Geometry parameters optimization for a microchannel heat sink with secondary flow channel

Abstract

Multi-objective optimization of geometry parameters of a microchannel heat sink with secondary flow channel was performed in this paper. The optimization objective is to minimize the thermal resistance and pumping power of the heat sink under constant water mass flow rate. The design variables include the ratio of secondary channel width to microchannel width ɑ, the ratio of half pitch of secondary channel to microchannel width β, and the tangent value of secondary channel angle γ. The effects of single key design variable on the objective functions were numerically studied and the K-means clustering analysis was applied for the Pareto optimal solutions. The results show that the design variable α has the biggest influence on both thermal resistance and pump power. The pump power decreases by 13.7% and the thermal resistance increases by 17.2% as ɑ increases from 1 to 2. The design variable β has less influence on objective functions. In the studied γ range, the pump power and the thermal resistance increase by 6.9% and 17.1%, respectively. There is an effective trade-off point between five cluster points of Pareto optimal solutions.

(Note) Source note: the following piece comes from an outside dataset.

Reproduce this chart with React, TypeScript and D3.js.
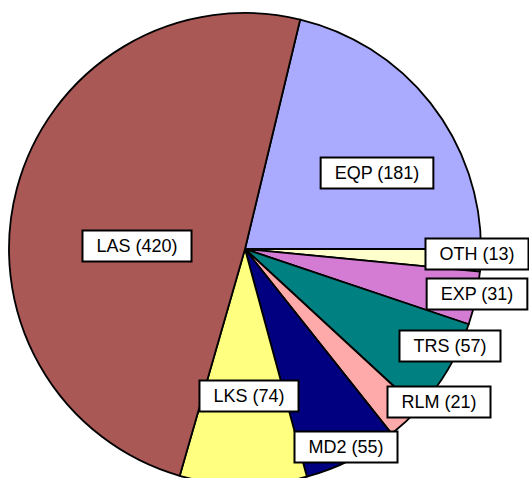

In practical design, the structure parameters can be selected from five cluster points according to the pump power available to drive the fluid or required thermal resistance. The performance of the microchannel heat sink with secondary flow channel is significantly improved by optimization of structure parameters. Compared with the conventional smooth channel under the mass flow rate range studied in this paper, the thermal resistance and the pumping power of the optimized microchannel with secondary flow channel can be maximally reduced by 28.7% and 22.9%, respectively.